Felipe sees the update as an extension of his existing workflow, as opposed to a revolution. “Every model has its own strong suits, and we go after whatever each one does best,” he reminds me. His team is already experimenting with Sora 2’s ability to “feed an entire hand-drawn storyboard into the model and have it interpret and turn that into a film”, a leap he says could accelerate rapid mock-ups, ideation, and creative exploration.
That same sense of experimentation comes up when I check in with Stefani Kouverianos, executive producer at COMMON GOOD, who describes Sora 2 as “a new kind of paintbrush”, not a replacement for craft, but a catalyst for new kinds of thinking. “When used effectively, AI can act as a ‘second you,’ a proxy with your taste level and tone of voice, backed by the collective knowledge of the internet,” she explains. “But it’s hard to imagine it replacing humans telling human stories.”
This sentiment is then echoed by Clair, who sees Sora 2 as a chance to push boundaries, not erase them. “If implemented thoughtfully, this technology could transform the production process by accelerating early-stage visualisation, helping creatives test and iterate ideas more efficiently, and giving teams more freedom to explore,” she says.
That being said, Clair also issues a quiet warning: speed isn’t the same as substance. “Tech can make production faster or more accessible,” she reminds me, “but it doesn’t inherently make the work better.” I see her point. In a landscape where anyone can generate infinite ‘content,’ discernment becomes the real currency.
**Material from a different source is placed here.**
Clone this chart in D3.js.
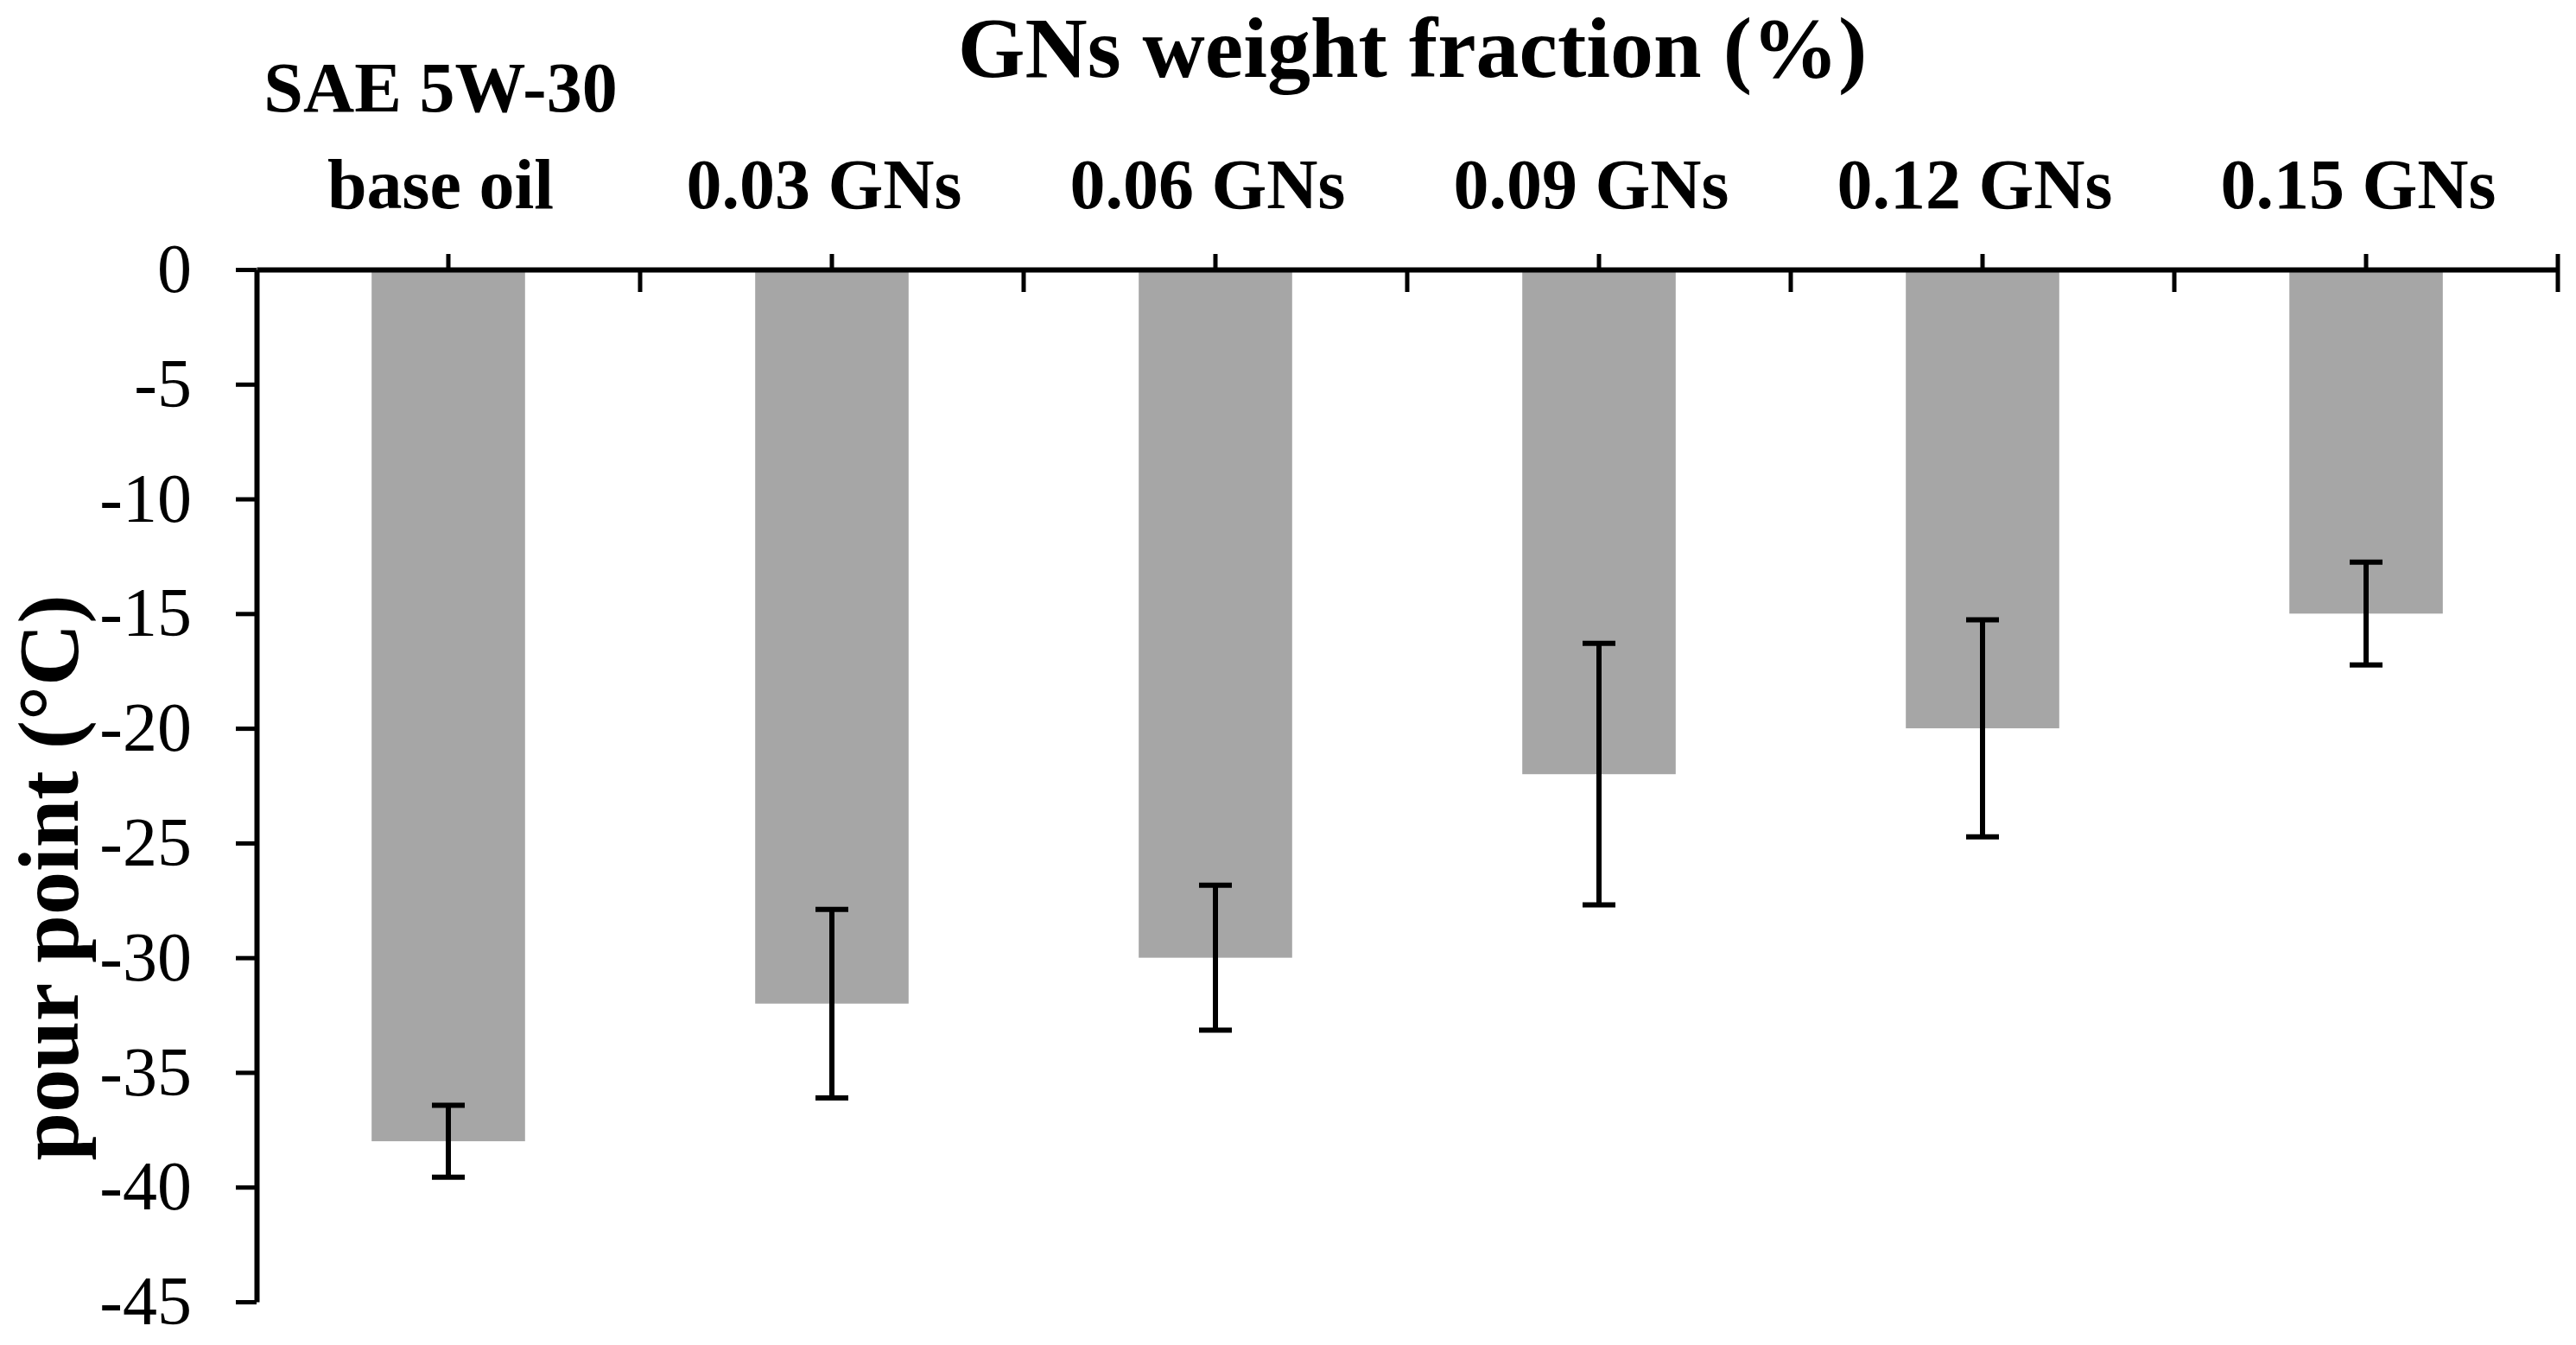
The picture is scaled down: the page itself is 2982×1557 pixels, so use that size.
<!DOCTYPE html>
<html>
<head>
<meta charset="utf-8">
<script src="https://cdn.jsdelivr.net/npm/d3@7"></script>
<style>
  body { margin: 0; background: #fff; }
  text { font-family: "Liberation Serif", "Times New Roman", serif; fill: #000; }
</style>
</head>
<body>
<div id="bar"></div>
<script>
// data
var categories = ["SAE 5W-30\nbase oil", "0.03 GNs", "0.06 GNs", "0.09 GNs", "0.12 GNs", "0.15 GNs"];
var pourPoint = [-38, -32, -30, -22, -20, -15];
var errors = [1.57, 4.11, 3.16, 5.7, 4.73, 2.24];
var yTicks = [0, -5, -10, -15, -20, -25, -30, -35, -40, -45];

// size of the page and the plot area
var W = 2982, H = 1557;
var plot = {left: 297, right: 2961, top: 312, bottom: 1507};

var svg = d3.select("#bar")
  .append("svg")
    .attr("width", W)
    .attr("height", H);

// scales
var x = d3.scaleBand()
  .domain(categories)
  .range([plot.left, plot.right])
  .paddingInner(0.6)
  .paddingOuter(0.3);

var y = d3.scaleLinear()
  .domain([-45, 0])
  .range([plot.bottom, plot.top]);

var data = categories.map(function(c, i) {
  return {cat: c, value: pourPoint[i], err: errors[i]};
});

// bars hang down from zero
svg.selectAll(".bar")
  .data(data)
  .enter().append("rect")
    .attr("class", "bar")
    .attr("x", function(d) { return x(d.cat); })
    .attr("y", y(0))
    .attr("width", x.bandwidth())
    .attr("height", function(d) { return y(d.value) - y(0); })
    .attr("fill", "#a6a6a6");

// error bars
var capW = 38;
var eb = svg.selectAll(".err")
  .data(data)
  .enter().append("g")
    .attr("class", "err")
    .attr("transform", function(d) { return "translate(" + (x(d.cat) + x.bandwidth() / 2) + ",0)"; });

eb.append("line")
  .attr("y1", function(d) { return y(d.value + d.err); })
  .attr("y2", function(d) { return y(d.value - d.err); });
eb.append("line")
  .attr("x1", -capW / 2).attr("x2", capW / 2)
  .attr("y1", function(d) { return y(d.value + d.err); })
  .attr("y2", function(d) { return y(d.value + d.err); });
eb.append("line")
  .attr("x1", -capW / 2).attr("x2", capW / 2)
  .attr("y1", function(d) { return y(d.value - d.err); })
  .attr("y2", function(d) { return y(d.value - d.err); });
eb.selectAll("line")
  .attr("stroke", "#000")
  .attr("stroke-width", 6);

// Y axis (plain hyphen for the minus sign, like the original)
var yAxis = svg.append("g")
  .attr("transform", "translate(" + plot.left + ",0)")
  .call(d3.axisLeft(y)
    .tickValues(yTicks)
    .tickSize(24)
    .tickSizeOuter(0)
    .tickPadding(51)
    .tickFormat(function(d) { return String(d); })
  );
yAxis.selectAll("text")
  .style("font-size", "80px");

// X axis sits on the zero line, labels above it
var xAxis = svg.append("g")
  .attr("transform", "translate(0," + y(0) + ")")
  .call(d3.axisTop(x)
    .tickSize(18)
    .tickSizeOuter(0)
    .tickPadding(53)
  );
xAxis.selectAll("text")
  .style("font-size", "82px")
  .style("font-weight", "bold")
  .each(function(d) {
    var lines = d.split("\n");
    var t = d3.select(this).text(null);
    lines.forEach(function(l, i) {
      t.append("tspan")
        .attr("x", -9)
        .attr("y", -71 - (lines.length - 1 - i) * 112)
        .text(l);
    });
  });

// category boundary ticks point down into the plot
var bounds = categories.map(function(c) { return x(c) + x.bandwidth() / 2 + x.step() / 2; });
svg.append("g")
  .selectAll("line")
  .data(bounds)
  .enter().append("line")
    .attr("x1", function(d) { return d; })
    .attr("x2", function(d) { return d; })
    .attr("y1", function(d, i) { return i == bounds.length - 1 ? y(0) - 18 : y(0); })
    .attr("y2", y(0) + 26)
    .attr("stroke", "#000")
    .attr("stroke-width", 5);

// axis line styling
svg.selectAll(".domain")
  .attr("stroke", "#000")
  .attr("stroke-width", 6);
svg.selectAll(".tick line")
  .attr("stroke", "#000")
  .attr("stroke-width", 5);

// titles
svg.append("text")
  .attr("x", (plot.left + plot.right) / 2 + 6)
  .attr("y", 89)
  .attr("text-anchor", "middle")
  .style("font-size", "100px")
  .style("font-weight", "bold")
  .text("GNs weight fraction (%)");

svg.append("text")
  .attr("transform", "rotate(-90)")
  .attr("x", -1016)
  .attr("y", 90)
  .attr("text-anchor", "middle")
  .style("font-size", "100px")
  .style("font-weight", "bold")
  .text("pour point (°C)");
</script>
</body>
</html>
Across all these conversations, a common thread emerges: AI’s power lies in amplifying the human process. And, as Stefani puts it, this might be the defining tension of our creative era. “When future generations look back, art and culture will be our legacy – the record of who we were and what mattered to us. AI will be part of that story, a reflection of our ingenuity and curiosity. But it’s just that: a reflection.”
She pauses, then adds what feels like the real thesis of this entire conversation: “The human impulse to tell stories, to find meaning, to connect – that’s not a system you can train.”